“What’s the first letter of the alphabet?”
“A…”
“Okay… then turn it to A.”
“Okaaay…”
“Now twiddle the little whirly thing all the way…”
This conversation came to you courtesy of mother and son. No, not a toddler and young mother… the son is nearly 30… and Mum still has all her marbles… well, I like to think I do. My sons would beg to differ on that point, of course. As matter of principle.
This was a highly technical conversation… but he’d lost me early on so he decided to dumb it down a bit.
My son is teaching himself photography, and while I am seldom found without a camera in my hand I have no real understanding of the mechanics of the thing beyond the basic optics I learned in physics. I certainly don’t have a fraction of his technical ability… and he’s trying to share that with me. Mostly unsuccessfully, I have to add.

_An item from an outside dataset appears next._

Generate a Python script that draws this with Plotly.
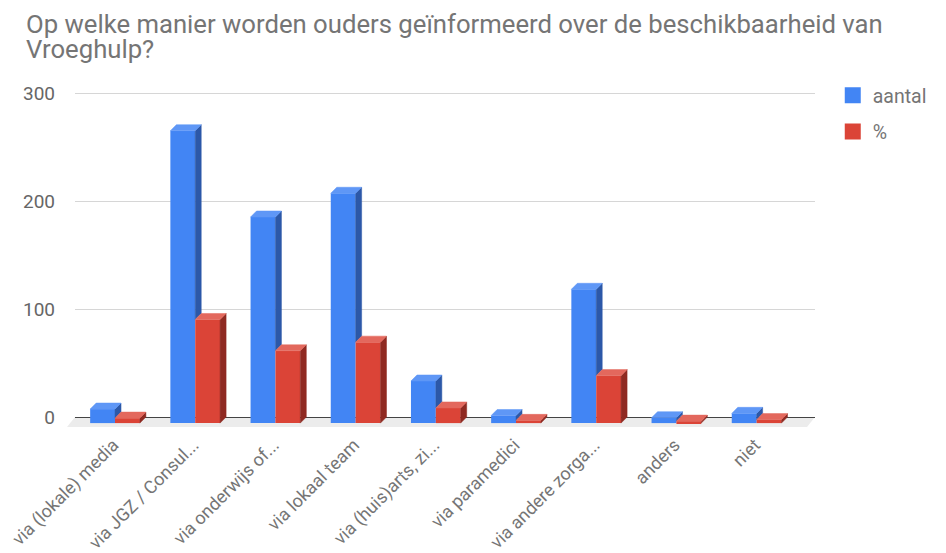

I’m not bad with technology, though, as a rule. It doesn’t scare me and I can generally work it out. My sons, however, have grown in an era when the technological advances come so thick and fast into our everyday lives that while they have developed an almost instinctive understanding of it, I question whether we have almost lost the sense of wonder as we daily see the science fiction of our childhood become mundane gadgetry. Some of the stuff we use every day has outstripped anything those of us who watched the first moon landing might have imagined as possible. We even take for granted the way we can type on a screen and be read instantaneously all across the world. Technology is in every corner of our lives.
Even the dog is microchipped.
Yet for all the incredible gadgets around us, it is the ‘human’ things that still move us the most. I include Ani in this category. Not because she clearly thinks she is head of the household (and she may well be right about that…) but because it is through very human qualities that we interact.